### Request
Quote all lines below exactly. Images stay out.

— BEGIN Collected material —

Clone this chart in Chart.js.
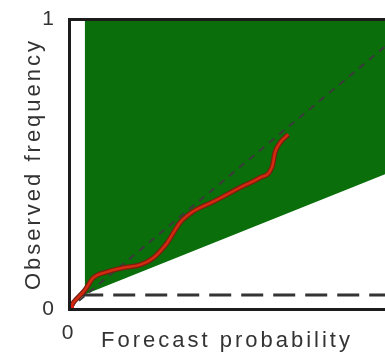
<!DOCTYPE html>
<html>
<head>
<meta charset="utf-8">
<script src="https://cdn.jsdelivr.net/npm/chart.js@4.4.1/dist/chart.umd.min.js"></script>
<style>
  body { margin: 0; background: #fff; }
  canvas { display: block; }
</style>
</head>
<body>
<canvas id="reliability" width="385" height="359"></canvas>
<script>
// Reliability curve (forecast probability vs observed frequency)
const curveX = [0.003, 0.011, 0.046, 0.069, 0.109, 0.155, 0.203, 0.241, 0.281, 0.318, 0.355, 0.413, 0.490, 0.547, 0.582, 0.590, 0.605, 0.628];
const curveY = [0.005, 0.020, 0.066, 0.107, 0.128, 0.142, 0.152, 0.176, 0.228, 0.298, 0.336, 0.370, 0.419, 0.453, 0.491, 0.540, 0.574, 0.602];

// Skill region: lower edge is the no-skill line, left edge at climatology
const noSkillX = [0.045, 1];
const noSkillY = [0.05, 0.51];

// Climatology (horizontal) and perfect reliability (diagonal)
const climX = [0.035, 1];
const climY = [0.048, 0.048];
const diagX = [0, 1];
const diagY = [0, 1];

// Tick labels
const xTicks = [0];
const yTicks = [0, 1];

const pts = (xs, ys) => xs.map((x, i) => ({ x: x, y: ys[i] }));

Chart.defaults.font.family = "'Liberation Sans', Arial, sans-serif";
Chart.defaults.color = '#333';

const lineColor = '#1c1c1c';

// titles in the picture are letter-spaced
const spacing = {
    id: 'spacing',
    beforeDraw(chart) { chart.ctx.letterSpacing = '3px'; },
    afterDraw(chart) { chart.ctx.letterSpacing = '0px'; }
};

// keep tick labels from pushing the plot area in
const noLabelPadding = s => {
    s.paddingTop = 0;
    s.paddingBottom = 0;
    s.paddingLeft = 0;
    s.paddingRight = 0;
};

new Chart(document.getElementById('reliability'), {
    type: 'line',
    data: {
        datasets: [
            {
                data: pts(noSkillX, noSkillY),
                fill: 'end',
                backgroundColor: '#0a6e0a',
                borderWidth: 0,
                pointRadius: 0,
                clip: 0,
                order: 5
            },
            {
                data: pts(climX, climY),
                borderColor: '#333',
                borderWidth: 3,
                borderDash: [22, 10],
                pointRadius: 0,
                clip: 0,
                order: 4
            },
            {
                data: pts(diagX, diagY),
                borderColor: '#3a3a3a',
                borderWidth: 2,
                borderDash: [7, 6],
                pointRadius: 0,
                clip: 0,
                order: 3
            },
            {
                data: pts(curveX, curveY),
                borderColor: '#7a1e10',
                borderWidth: 5,
                cubicInterpolationMode: 'monotone',
                pointRadius: 0,
                order: 2
            },
            {
                data: pts(curveX, curveY),
                borderColor: '#d42a10',
                borderWidth: 2.5,
                cubicInterpolationMode: 'monotone',
                pointRadius: ctx => ctx.dataIndex === 0 ? 4 : 0,
                pointBackgroundColor: '#e0200c',
                pointBorderWidth: 0,
                order: 1
            }
        ]
    },
    options: {
        responsive: false,
        animation: false,
        layout: { padding: 0, autoPadding: false },
        plugins: {
            legend: { display: false },
            tooltip: { enabled: false }
        },
        scales: {
            x: {
                type: 'linear',
                position: 'bottom',
                min: 0,
                max: 0.905,
                grid: { display: false, drawTicks: false },
                border: { display: true, color: lineColor, width: 3, z: 1 },
                ticks: { font: { size: 21 }, padding: 12, maxRotation: 0, callback: v => String(v) },
                afterBuildTicks: s => { s.ticks = xTicks.map(v => ({ value: v })); },
                afterFit: s => { s.height = 50; noLabelPadding(s); },
                title: {
                    display: true,
                    text: 'Forecast probability',
                    font: { size: 22 },
                    padding: { top: 0, bottom: 5 }
                }
            },
            xTop: {
                type: 'linear',
                position: 'top',
                min: 0,
                max: 0.905,
                grid: { display: false, drawTicks: false },
                border: { display: true, color: lineColor, width: 3, z: 1 },
                ticks: { display: false },
                afterFit: s => { s.height = 19; noLabelPadding(s); }
            },
            y: {
                type: 'linear',
                min: 0,
                max: 1,
                grid: { display: false, drawTicks: false },
                border: { display: true, color: lineColor, width: 3, z: 1 },
                ticks: { font: { size: 21 }, padding: 12, callback: v => String(v) },
                afterBuildTicks: s => { s.ticks = yTicks.map(v => ({ value: v })); },
                afterFit: s => { s.width = 69; noLabelPadding(s); },
                title: {
                    display: true,
                    text: 'Observed frequency',
                    font: { size: 22 },
                    padding: { top: 21, bottom: 0 }
                }
            }
        }
    },
    plugins: [spacing]
});
</script>
</body>
</html>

— END Collected material —

### Worked solution
Clone this chart in Chart.js.
<!DOCTYPE html>
<html>
<head>
<meta charset="utf-8">
<script src="https://cdn.jsdelivr.net/npm/chart.js@4.4.1/dist/chart.umd.min.js"></script>
<style>
  body { margin: 0; background: #fff; }
  canvas { display: block; }
</style>
</head>
<body>
<canvas id="reliability" width="385" height="359"></canvas>
<script>
// Reliability curve (forecast probability vs observed frequency)
const curveX = [0.003, 0.011, 0.046, 0.069, 0.109, 0.155, 0.203, 0.241, 0.281, 0.318, 0.355, 0.413, 0.490, 0.547, 0.582, 0.590, 0.605, 0.628];
const curveY = [0.005, 0.020, 0.066, 0.107, 0.128, 0.142, 0.152, 0.176, 0.228, 0.298, 0.336, 0.370, 0.419, 0.453, 0.491, 0.540, 0.574, 0.602];

// Skill region: lower edge is the no-skill line, left edge at climatology
const noSkillX = [0.045, 1];
const noSkillY = [0.05, 0.51];

// Climatology (horizontal) and perfect reliability (diagonal)
const climX = [0.035, 1];
const climY = [0.048, 0.048];
const diagX = [0, 1];
const diagY = [0, 1];

// Tick labels
const xTicks = [0];
const yTicks = [0, 1];

const pts = (xs, ys) => xs.map((x, i) => ({ x: x, y: ys[i] }));

Chart.defaults.font.family = "'Liberation Sans', Arial, sans-serif";
Chart.defaults.color = '#333';

const lineColor = '#1c1c1c';

// titles in the picture are letter-spaced
const spacing = {
    id: 'spacing',
    beforeDraw(chart) { chart.ctx.letterSpacing = '3px'; },
    afterDraw(chart) { chart.ctx.letterSpacing = '0px'; }
};

// keep tick labels from pushing the plot area in
const noLabelPadding = s => {
    s.paddingTop = 0;
    s.paddingBottom = 0;
    s.paddingLeft = 0;
    s.paddingRight = 0;
};

new Chart(document.getElementById('reliability'), {
    type: 'line',
    data: {
        datasets: [
            {
                data: pts(noSkillX, noSkillY),
                fill: 'end',
                backgroundColor: '#0a6e0a',
                borderWidth: 0,
                pointRadius: 0,
                clip: 0,
                order: 5
            },
            {
                data: pts(climX, climY),
                borderColor: '#333',
                borderWidth: 3,
                borderDash: [22, 10],
                pointRadius: 0,
                clip: 0,
                order: 4
            },
            {
                data: pts(diagX, diagY),
                borderColor: '#3a3a3a',
                borderWidth: 2,
                borderDash: [7, 6],
                pointRadius: 0,
                clip: 0,
                order: 3
            },
            {
                data: pts(curveX, curveY),
                borderColor: '#7a1e10',
                borderWidth: 5,
                cubicInterpolationMode: 'monotone',
                pointRadius: 0,
                order: 2
            },
            {
                data: pts(curveX, curveY),
                borderColor: '#d42a10',
                borderWidth: 2.5,
                cubicInterpolationMode: 'monotone',
                pointRadius: ctx => ctx.dataIndex === 0 ? 4 : 0,
                pointBackgroundColor: '#e0200c',
                pointBorderWidth: 0,
                order: 1
            }
        ]
    },
    options: {
        responsive: false,
        animation: false,
        layout: { padding: 0, autoPadding: false },
        plugins: {
            legend: { display: false },
            tooltip: { enabled: false }
        },
        scales: {
            x: {
                type: 'linear',
                position: 'bottom',
                min: 0,
                max: 0.905,
                grid: { display: false, drawTicks: false },
                border: { display: true, color: lineColor, width: 3, z: 1 },
                ticks: { font: { size: 21 }, padding: 12, maxRotation: 0, callback: v => String(v) },
                afterBuildTicks: s => { s.ticks = xTicks.map(v => ({ value: v })); },
                afterFit: s => { s.height = 50; noLabelPadding(s); },
                title: {
                    display: true,
                    text: 'Forecast probability',
                    font: { size: 22 },
                    padding: { top: 0, bottom: 5 }
                }
            },
            xTop: {
                type: 'linear',
                position: 'top',
                min: 0,
                max: 0.905,
                grid: { display: false, drawTicks: false },
                border: { display: true, color: lineColor, width: 3, z: 1 },
                ticks: { display: false },
                afterFit: s => { s.height = 19; noLabelPadding(s); }
            },
            y: {
                type: 'linear',
                min: 0,
                max: 1,
                grid: { display: false, drawTicks: false },
                border: { display: true, color: lineColor, width: 3, z: 1 },
                ticks: { font: { size: 21 }, padding: 12, callback: v => String(v) },
                afterBuildTicks: s => { s.ticks = yTicks.map(v => ({ value: v })); },
                afterFit: s => { s.width = 69; noLabelPadding(s); },
                title: {
                    display: true,
                    text: 'Observed frequency',
                    font: { size: 22 },
                    padding: { top: 21, bottom: 0 }
                }
            }
        }
    },
    plugins: [spacing]
});
</script>
</body>
</html>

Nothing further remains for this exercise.